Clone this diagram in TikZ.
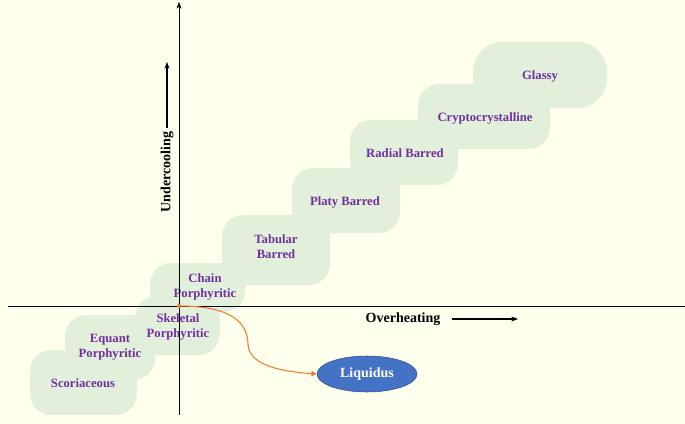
\documentclass[tikz,border=0pt]{standalone}
\usepackage{fontspec}
\setmainfont{Liberation Serif}
\usetikzlibrary{arrows.meta,shapes.geometric}
\definecolor{bgyellow}{HTML}{FFFFEE}
\definecolor{stepgreen}{HTML}{E2EFDA}
\definecolor{textpurple}{HTML}{7030A0}
\definecolor{liqblue}{HTML}{4472C4}
\definecolor{curveorange}{HTML}{ED7D31}
\tikzset{
  stage/.style={fill=stepgreen,rounded corners=16pt},
  stagetext/.style={text=textpurple,font=\bfseries\fontsize{9.5}{11}\selectfont,align=center},
  axislabel/.style={font=\bfseries\fontsize{10.5}{12}\selectfont}
}
\begin{document}
\begin{tikzpicture}[x=0.75pt,y=-0.75pt]
\fill[bgyellow] (0,0) rectangle (685,424);
\useasboundingbox (0,0) rectangle (685,424);
%stages
\fill[stage] (30,350) rectangle (137,415);
\fill[stage] (65,315) rectangle (155,380);
\fill[stage] (135,296) rectangle (220,355);
\fill[stage] (150,263) rectangle (245,312);
\fill[stage] (222,215) rectangle (330,285);
\fill[stage] (292,168) rectangle (400,233);
\fill[stage] (350,120) rectangle (458,185);
\fill[stage] (418,84) rectangle (550,149);
\fill[stage,rounded corners=22pt] (473,42) rectangle (607,108);
\node[stagetext] (scor) at (83,383) {Scoriaceous};
\node[stagetext] (equant) at (110,347) {Equant\\Porphyritic};
\node[stagetext] (skel) at (178,327) {Skeletal\\Porphyritic};
\node[stagetext] (chain) at (205,287) {Chain\\Porphyritic};
\node[stagetext] (tab) at (276,247) {Tabular\\Barred};
\node[stagetext] (platy) at (345,202) {Platy Barred};
\node[stagetext] (radial) at (405,153) {Radial Barred};
\node[stagetext] (crypto) at (485,118) {Cryptocrystalline};
\node[stagetext] (glassy) at (540,76) {Glassy};
%axes
\coordinate (origin) at (179,306);
\draw[thin] (8,306) -- (685,306);
\draw[thin,-{Stealth[length=5pt]}] (179,415) -- (179,2);
\node[axislabel] (over) at (403,319) {Overheating};
\draw[line width=1.5pt,-{Stealth[length=5pt]}] (452,319) -- (518,319);
\node[axislabel,rotate=90] (under) at (167,172) {Undercooling};
\draw[line width=1.5pt,-{Stealth[length=5pt]}] (167,128) -- (167,62);
%liquidus
\node[ellipse,draw=liqblue!70!black,fill=liqblue,minimum width=75pt,minimum height=27pt,
  text=white,axislabel] (liq) at (367,374) {Liquidus};
\fill[curveorange] (origin) circle (1.5pt);
\draw[curveorange,thick,-{Triangle[length=4pt,width=4pt]}] (origin)
  .. controls (235,306) and (248,325) .. (248,345)
  .. controls (250,368) and (290,372) .. (liq.west);
\end{tikzpicture}
\end{document}
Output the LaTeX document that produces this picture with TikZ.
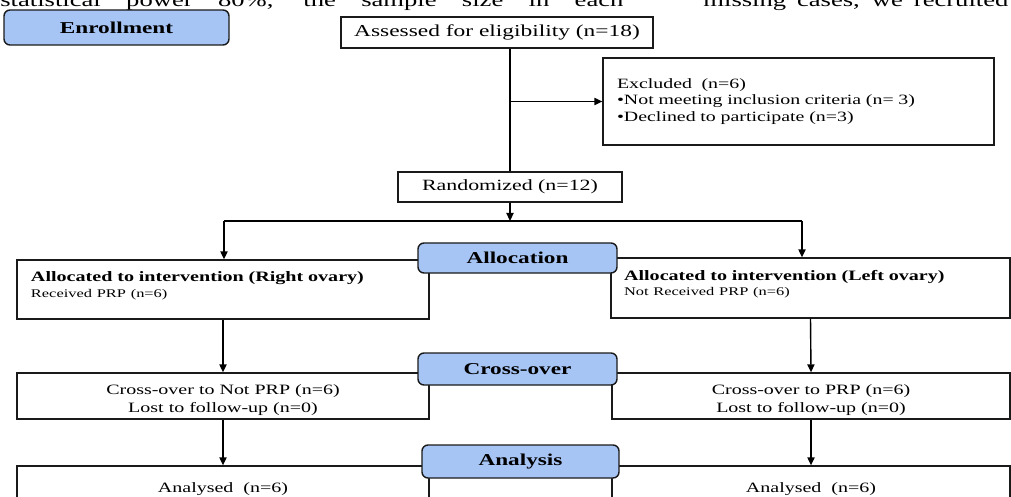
\documentclass[tikz,border=0pt]{standalone}
\usepackage{fontspec}
\setmainfont[FakeStretch=1.4]{Liberation Serif}
\usepackage{tikz}
\usetikzlibrary{positioning,arrows.meta}
\definecolor{phaseblue}{HTML}{A6C4F4}
\definecolor{edge}{HTML}{1A1A1A}
\tikzset{
  box/.style={rectangle, draw=edge, fill=white, line width=0.65pt, inner sep=0pt, align=center},
  phase/.style={rectangle, draw=edge, fill=phaseblue, rounded corners=3pt, line width=0.7pt,
                inner sep=0pt, font=\fontsize{8.3}{9}\selectfont\bfseries},
  arr/.style={-{Triangle[length=4pt, width=3.6pt]}, line width=0.7pt, draw=black},
  ln/.style={line width=0.7pt, draw=black},
}

\begin{document}
\begin{tikzpicture}[x=0.5pt, y=-0.5pt]
  \useasboundingbox (0,0) rectangle (1011,497);
  \clip (0,0) rectangle (1011,497);
  % page text above the chart
  \node[anchor=base west, inner sep=0pt, font=\fontsize{9.5}{11}\selectfont] (bodyL) at (0,7)
    {\makebox[311.5pt][s]{statistical power 80\%, the sample size in each}};
  \node[anchor=base west, inner sep=0pt, font=\fontsize{9.5}{11}\selectfont] (bodyR) at (703,7)
    {\makebox[152.5pt][s]{missing cases, we recruited}};

  % enrollment
  \node[box, minimum width=156pt, minimum height=15.5pt, font=\fontsize{8.36}{10}\selectfont] (assess) at (497,32.5)
    {Assessed for eligibility (n=18)};
  \node[box, minimum width=195.5pt, minimum height=43.5pt, text width=181.5pt, inner xsep=7pt, align=left,
        font=\fontsize{7.1}{8.3}\selectfont] (excl) at (798.5,101.5)
    {Excluded\ \ (n=6)\\\textbullet Not meeting inclusion criteria (n=\ 3)\\\textbullet Declined to participate (n=3)};
  \node[box, minimum width=112pt, minimum height=15pt, font=\fontsize{7.82}{9}\selectfont] (rand) at (510,187)
    {Randomized (n=12)};

  % allocation
  \node[box, minimum width=206pt, minimum height=29.5pt, text width=192pt, inner xsep=7pt, align=left,
        font=\fontsize{7.18}{7.6}\selectfont] (allocL) at (223,289.5)
    {\textbf{Allocated to intervention (Right ovary)}\\{\fontsize{5.86}{6.5}\selectfont Received PRP (n=6)}\rule[-5pt]{0pt}{5pt}};
  \node[box, minimum width=199.5pt, minimum height=30pt, text width=186.5pt, inner xsep=6.5pt, align=left,
        font=\fontsize{7.18}{7.6}\selectfont] (allocR) at (810.5,288)
    {\textbf{Allocated to intervention (Left ovary)}\\{\fontsize{5.86}{6.5}\selectfont Not Received PRP (n=6)}\rule[-5pt]{0pt}{5pt}};

  % cross-over
  \node[box, minimum width=206pt, minimum height=23pt, font=\fontsize{7.14}{8.8}\selectfont] (crossL) at (223,396)
    {\rule{0pt}{9pt}Cross-over to Not PRP (n=6)\\Lost to follow-up (n=0)};
  \node[box, minimum width=199pt, minimum height=23pt, font=\fontsize{7.14}{8.8}\selectfont] (crossR) at (811,396)
    {\rule{0pt}{9pt}Cross-over to PRP (n=6)\\Lost to follow-up (n=0)};

  % analysis
  \node[box, minimum width=206pt, minimum height=23pt, font=\fontsize{7.14}{8.8}\selectfont] (anaL) at (223,489)
    {Analysed\ \ (n=6)};
  \node[box, minimum width=199pt, minimum height=23pt, font=\fontsize{7.14}{8.8}\selectfont] (anaR) at (811,489)
    {Analysed\ \ (n=6)};

  % connectors
  \coordinate (split) at (510,221);
  \coordinate (splitL) at (224,221);
  \coordinate (splitR) at (802,221);
  \draw[ln] (assess.south -| rand.north) -- (rand.north);
  \draw[arr] (rand.north |- excl.west) -- (excl.west);
  \draw[arr] (rand.south) -- (split);
  \draw[ln] (splitL) -- (splitR);
  \draw[arr] (splitL) -- (splitL |- allocL.north);
  \draw[arr] (splitR) -- (splitR |- allocR.north);
  \draw[arr] (allocL.south) -- (crossL.north);
  \draw[arr] (allocR.south) -- (crossR.north);
  \draw[arr] (crossL.south) -- (anaL.north);
  \draw[arr] (crossR.south) -- (anaR.north);

  % phase labels
  \node[phase, minimum width=112.5pt, minimum height=17.5pt] (enroll) at (116.5,27.5) {Enrollment};
  \node[phase, minimum width=99.5pt, minimum height=15pt] (allocLab) at (517.5,258) {Allocation};
  \node[phase, minimum width=99.5pt, minimum height=16pt] (crossLab) at (517.5,369) {Cross-over};
  \node[phase, minimum width=98.5pt, minimum height=16.5pt] (anaLab) at (520.5,461.5) {Analysis};
\end{tikzpicture}
\end{document}
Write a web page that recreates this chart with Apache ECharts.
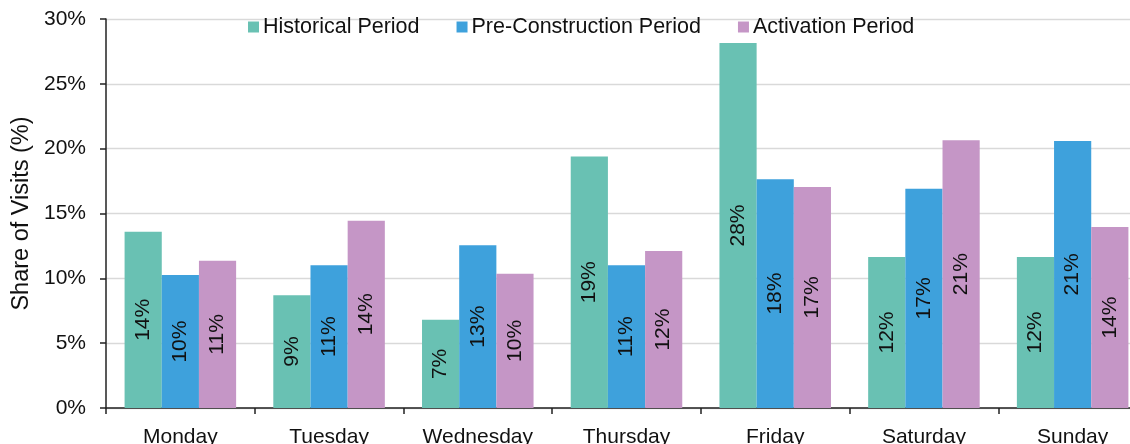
<!DOCTYPE html>
<html>
<head>
<meta charset="utf-8">
<script src="https://cdn.jsdelivr.net/npm/echarts@6/dist/echarts.min.js"></script>
<style>
html,body{margin:0;padding:0;background:#fff;}
#chart{width:1130px;height:444px;}
</style>
</head>
<body>
<div id="chart"></div>
<script>
const categories = ['Monday','Tuesday','Wednesday','Thursday','Friday','Saturday','Sunday'];
const seriesNames = ['Historical Period','Pre-Construction Period','Activation Period'];
const historical = [13.6, 8.7, 6.8, 19.4, 28.15, 11.65, 11.65];
const preConstruction = [10.25, 11.0, 12.55, 11.0, 17.65, 16.9, 20.6];
const activation = [11.35, 14.45, 10.35, 12.1, 17.05, 20.65, 13.95];
const yTicks = [0, 5, 10, 15, 20, 25, 30];
const colors = ['#69C1B3', '#3EA1DC', '#C596C6'];

const FONT = '"Liberation Sans", Arial, sans-serif';
const chart = echarts.init(document.getElementById('chart'), null, {renderer: 'canvas'});

function mkSeries(name, data, color) {
  return {
    name: name,
    type: 'bar',
    data: data,
    barGap: '0%',
    barCategoryGap: '25%',
    itemStyle: {color: color},
    label: {
      show: true,
      position: 'inside',
      rotate: 90,
      align: 'center',
      verticalAlign: 'middle',
      color: '#111',
      fontFamily: FONT,
      fontSize: 21,
      formatter: p => Math.round(p.value) + '%'
    }
  };
}

chart.setOption({
  animation: false,
  textStyle: {fontFamily: FONT},
  legend: {
    left: 243,
    top: 11,
    itemWidth: 11,
    itemHeight: 11,
    itemGap: 37,
    icon: 'rect',
    textStyle: {fontFamily: FONT, fontSize: 21.5, color: '#111', padding: [0, 0, 0, -1]},
    data: seriesNames
  },
  grid: {left: 106, top: 19, right: -17, bottom: 36, containLabel: false, outerBoundsMode: 'none'},
  xAxis: {
    type: 'category',
    data: categories,
    axisLine: {lineStyle: {color: '#222', width: 1.5}},
    axisTick: {show: true, length: 6, lineStyle: {color: '#222', width: 1.5}},
    axisLabel: {fontFamily: FONT, fontSize: 21, color: '#111', margin: 19},
    splitLine: {show: false}
  },
  yAxis: {
    type: 'value',
    min: 0,
    max: 30,
    interval: 5,
    name: 'Share of Visits (%)',
    nameLocation: 'middle',
    nameGap: 71,
    nameRotate: 90,
    nameTextStyle: {fontFamily: FONT, fontSize: 23.5, color: '#111'},
    axisLine: {show: true, lineStyle: {color: '#222', width: 1.5}},
    axisTick: {show: true, length: 6, lineStyle: {color: '#222', width: 1.5}},
    axisLabel: {
      fontFamily: FONT, fontSize: 21, color: '#111', margin: 20,
      formatter: v => (yTicks.indexOf(v) >= 0 ? v + '%' : '')
    },
    splitLine: {show: true, lineStyle: {color: '#D9D9D9', width: 1.3}}
  },
  series: [
    mkSeries(seriesNames[0], historical, colors[0]),
    mkSeries(seriesNames[1], preConstruction, colors[1]),
    mkSeries(seriesNames[2], activation, colors[2])
  ]
});
</script>
</body>
</html>
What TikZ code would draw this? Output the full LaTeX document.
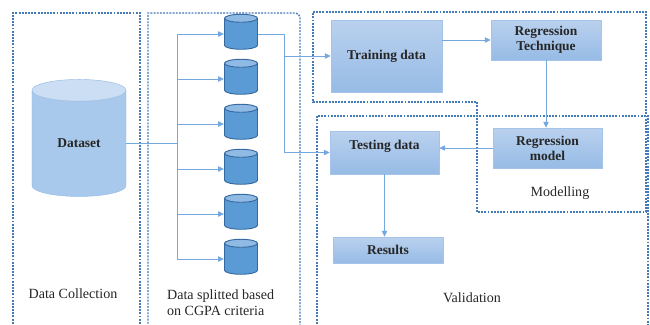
\documentclass[tikz,border=0pt]{standalone}
\usepackage{fontspec}
\setmainfont{Liberation Serif}
\usetikzlibrary{arrows.meta,positioning,shapes.geometric,calc}

\definecolor{boxtop}{RGB}{186,209,238}
\definecolor{boxbot}{RGB}{150,187,230}
\definecolor{boxline}{RGB}{165,196,234}
\definecolor{dbbody}{RGB}{168,201,236}
\definecolor{dbend}{RGB}{203,222,243}
\definecolor{dbline}{RGB}{150,188,230}
\definecolor{partbody}{RGB}{91,155,213}
\definecolor{partend}{RGB}{143,186,228}
\definecolor{partline}{RGB}{55,105,160}
\definecolor{flow}{RGB}{118,168,224}
\definecolor{zone}{RGB}{66,122,186}

\begin{document}
\begin{tikzpicture}[
  x=0.03cm, y=-0.03cm,
  every node/.style={font=\fontsize{11.5}{13}\selectfont\bfseries, text=black!85, align=center},
  stagebox/.style={draw=boxline, top color=boxtop, bottom color=boxbot, inner sep=2pt},
  zonebox/.style={draw=zone, line width=1.2pt, dash pattern=on 1.6pt off 1.1pt},
  zonelabel/.style={font=\fontsize{12}{13.6}\selectfont},
  flowline/.style={draw=flow, line width=0.8pt},
  tip/.style={-{Triangle[length=5pt,width=4.5pt]}},
  part/.style={cylinder, shape border rotate=90, aspect=0.25, draw=partline, line width=0.8pt,
    cylinder uses custom fill, cylinder body fill=partbody, cylinder end fill=partend,
    minimum width=0.99cm, minimum height=1.05cm, inner sep=0pt}
]
\useasboundingbox (0,0) rectangle (650,324);
\clip (0,0) rectangle (650,324);

% Zones
\draw[zonebox] (13,330) rectangle (140,13);
\draw[zonebox] (148,330) -- (148,13) [rounded corners=4pt] -- (300,13) -- (300,330);
\draw[zonebox] (313,12) -- (646,12) -- (646,212) -- (477,212) -- (477,102) -- (313,102) -- cycle;
\draw[zonebox] (317,330) -- (317,116) -- (648,116) -- (648,330);

% Dataset
\node[cylinder, shape border rotate=90, aspect=0.5, draw=dbline, cylinder uses custom fill,
  cylinder body fill=dbbody, cylinder end fill=dbend, minimum width=2.82cm, minimum height=3.51cm,
  inner sep=0pt] (db) at (79,143.5) {Dataset};

% Partitions
\foreach \i in {1,...,6}
  \node[part] (s\i) at (241,{34+45*(\i-1)}) {\hspace*{0.96cm}};

% Stages
\node[stagebox, minimum width=3.33cm, minimum height=2.16cm] (train) at (386.5,56) {Training data};
\node[stagebox, minimum width=3.3cm, minimum height=1.2cm] (tech) at (546,40) {Regression\\Technique};
\node[stagebox, minimum width=3.27cm, minimum height=1.2cm] (rmodel) at (547.5,148) {Regression\\model};
\node[stagebox, minimum width=3.27cm, minimum height=1.29cm] (test) at (384.5,152.5) {Testing data\\\mbox{}};
\node[stagebox, minimum width=3.3cm, minimum height=0.78cm] (res) at (388,250) {Results};

% Zone labels
\node[zonelabel] (lcollect) at (73,294) {Data Collection};
\node[zonelabel, align=left, anchor=west] (lsplit) at (163,303) {Data splitted based\\on CGPA criteria};
\node[zonelabel] (lmodel) at (560,193) {Modelling};
\node[zonelabel] (lvalid) at (472,298) {Validation};

% Connections
\draw[flowline] (db.east) -- ++(51,0) coordinate (fork);
\draw[flowline] (fork |- s1.west) -- (fork |- s6.west);
\foreach \i in {1,...,6}
  \draw[flowline, tip] (fork |- s\i.west) -- (s\i.west);
\draw[flowline, tip] (s1.east) -- ++(26,0) coordinate (branch) |- (test.west);
\draw[flowline, tip] (branch |- train.west) -- (train.west);
\draw[flowline, tip] (train.east |- tech.west) -- (tech.west);
\draw[flowline, tip] (tech.south) -- (rmodel.north -| tech.south);
\draw[flowline, tip] (rmodel.west) -- (test.east |- rmodel.west);
\draw[flowline, tip] (test.south) -- (test.south |- res.north);
\end{tikzpicture}
\end{document}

##########

Pick out every line above that contains the word "Output" and copy it.

Output the LaTeX document that produces this picture with TikZ.
What TikZ code would draw this? Output the full LaTeX document.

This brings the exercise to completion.